Of course, investors can choose whatever path that best supports their needs and vision. For some, a portfolio that includes multiple properties and real estate types might act in this way. However, starting in one realm and mastering that space is typically good advice for any new investor in real estate.
Appreciation and rental income provide fiscal value
If you can consistently find great tenants, the rewards can be immense. For one thing, property values tend to increase over the long term. Coupled with consistency in paying down your mortgage on the home or apartment, you'll naturally see an exponential swing in the actual value that a rental property brings to your portfolio. With the power of leveraged buying (with the help of a mortgage), you can take advantage of the entire sum of dividend income without putting up the cash to purchase 100% equity in the home.
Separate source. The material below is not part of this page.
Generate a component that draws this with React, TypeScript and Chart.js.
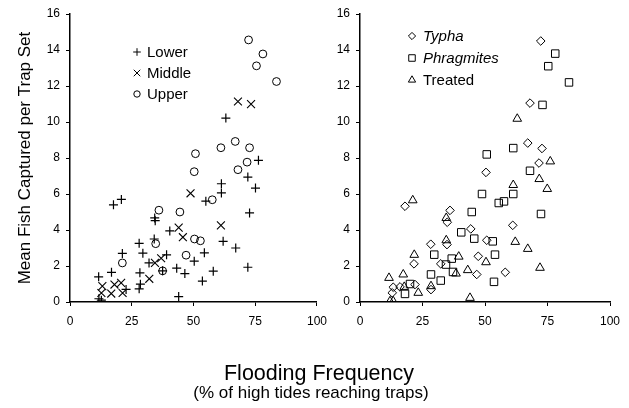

Likewise, over time rental rates inflate alongside purchasing prices of local homes in virtually all local markets. This means that paired with a fixed-rate mortgage; you are likely to see a subtle and stable rise in the profit margin you enjoy on the property's incoming and outgoing fiscal considerations. Additionally, Rocket Mortgage notes that alongside relative stability in the property market, landlords can exempt their profits from Social Security Taxes and deduct certain unavoidable costs on their filing each year with the IRS.
Investopedia estimates that the most common approach to real estate investing is through a buy and hold method that lets property value appreciation do most of the leg work. Rental property management puts the home to work during this appreciation period, covering your mortgage costs and keeping your investment earning regular dividends throughout your ownership.